Hello. My name is Mohinder Patel. I’m a career counselor. I am very unhappy. But I wanted you to know I hear you singing every day during my lunch break. This is the best thing about my life. I don’t know who you are, but I had to tell you somehow.

        Nancy holds the message. The sting has not yet arrived in the cuts on her hand, only the faint pressure. She can hear the screams of seagulls outside the window. Slowly, she begins to look up from the note and already, in her mind’s eye, she can see him walking towards her, picking his way through the field of green glass shards, on tiptoes. Yes, on tiptoes. She knows that when she looks up, she will see him, her son, her boy, walking to her on his tiptoes, wading through miles of water, across oceans.

        Nancy raises her head and does not see him. The fly has landed on the faucet of her kitchen sink.
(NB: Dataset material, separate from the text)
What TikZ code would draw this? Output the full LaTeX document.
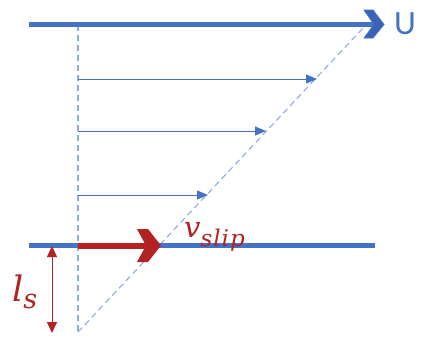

It is looking at her. The iridescent multitudes in its eyes sparkle as they twitch. She stares at its wings jittering through the air, even as it stays grounded, she looks at it and it looks at her, and she grips the note, and she feels blood running down, down and clinging to her fingertips for just a moment, and then slowly slipping away, drop by drop, to the tile floor. And Nancy looks up past the fly, up and out through the window, where the sky is cloudless, and the moon hangs faintly visible in the daylight, and she looks out at the tall grasses bending over on the dunes, and out past the grass to where the waves harry the shore, and farther to where the water darkens and the bottom drops off into an abyss, and over the abyss through miles and miles of water, breaking through the surface on the other side of the planet’s curve, out into open air, miles and miles of air, out to where there is no more air, only black, only rare star-specks, only endless space and miniscule planets and their moons, and Nancy kneels on her kitchen floor, and she opens her mouth and laughs.